A short note on pronunciation: even into the twentieth century in Britain it was standard to rhyme launch with branch. It doesn’t seem possible now, but there you are.
In the weeks following the launch, Ed and I had to enter a smiling publicity mode, something with which we were not entirely comfortable. We flew over to North America to introduce the populace there to the importance of the digital dictionary. Our North American publicity was always managed by the indefatigable Royalynn O’Connor, who, against all odds, thought that we were newsworthy and were at least promising communicators. Before she had time to be disabused of that notion, she set us up an exhausting media schedule. Ed had the unfortunate experience of being woken by a phone call in his hotel room one morning to find that in his bleary-eyed state he was broadcasting live to regional America. We were both annoyed by a journalist who insisted on publishing a warts-and-all verbatim transcription of precisely what we said in response to his questions in a face-to-face interview: all of the ums and ahs and false starts, as well as the regular stream of connected discourse.
More demanding for us still was our publicity tour of Japan. In those days, Japan was the second-largest market for the printed OED, after the United States and before Britain. That might stop you in your tracks. It’s obvious why North America was our top market: the American university and college system has always been fascinated by the English language—the language of the old country, and the language they had pioneered themselves in post-colonial times. And they recognised British scholarship at its best, as we liked to think. But Japan?
The secret was that the Japanese also love detailed information, and apparently especially when it relates to the English language: Japanese professors are held in high respect in their educational system, and Japanese English professors seem to be at the top of the tree. The Japanese admired the close work that had created the OED—and they were a little sorry and down-in-the-mouth that they didn’t have their own historical dictionary of Japanese, to demonstrate the strengths of their own culture to the world. They also had ample money within their corporation budgets, and so their love and respect for the English language was matched by an ability to acquire it. Britons, on the other hand, have never been quite sure whether the OED is a work of monumental scholarship or simply opens up to the world the British at their most obsessive.
The tour in Japan got off to a bad start, when we were introduced to the Japanese gentleman who ran OUP’s branch in Tokyo. We soon discovered that we were far too young for him, and (in his view) for the Japanese public, who thought that the best things came in old and dignified packages. Nevertheless, it was too late to send for replacements, and he was stuck with us for two weeks. He proceeded to entertain us royally with saki, seaweed, and barnacles—or at least that was the impression we had of some of our evening fare, as he played his own game of trying to establish at just what point an Englishman would refuse to taste “traditional food” of the sort that would not be eaten by any self-respecting Japanese.

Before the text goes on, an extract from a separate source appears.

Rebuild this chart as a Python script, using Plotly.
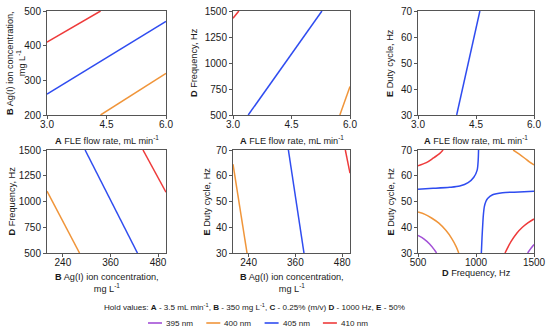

Despite official misgivings, the Japanese remained—as we had expected—extraordinarily polite, and those who came to hear us speak were willing to listen in silence for long periods of time while we explained the methodology and content of the new dictionary. But there was a problem. Our speeches were simultaneously translated. That doesn’t mean that Ed and I were speaking at the same time, but that in my section of the lecture I would say a sentence, and it would be immediately translated into Japanese for the benefit of the audience. We gave the same talk (I have to confess) in several places. In Tokyo the translator regarded us with regal respect, and so used a form of Japanese—with all sorts of ingratiating circumlocutions—that made each Japanese sentence take three times as long as the equivalent English one. With all of this gross politeness, the talk overran by about half an hour. In advance of a repeat performance in Kyoto, we drastically pruned the text so that the same disaster could not recur. But this time the translator turned out to regard us as colleagues and equals, and used a less verbose and possibly more racy form of Japanese when translating our text. As a result, the talk was wrapped up early, and our host found it necessary to hold sway over the longest question-and-answer session in recorded history.
If you look closely enough, you will find that the OED has plenty to say about Japanese loanwords in English, and this was one of the subjects of my talk. We saw earlier that the dictionary plots the course of around 500 Hindi words in English, especially from the period of British expansionism and consolidation in the Subcontinent. The history of Japanese loanwords has its own peculiarities, due to the particular course of Western exposure to that country. Historically, Japan’s isolationalist policy of sakoku, in effect between the early seventeenth and the mid-nineteenth centuries, meant that the country was to all intents and purposes closed to Western traders and other visitors. By the same token, Japanese were forbidden to leave Japan in this “Edo” period. Word borrowing occurs through contact, and at that time, especially through geographical proximity or physical contact. If Japan was effectively closed for business to the West, then we wouldn’t expect any words to seep from Japanese into English.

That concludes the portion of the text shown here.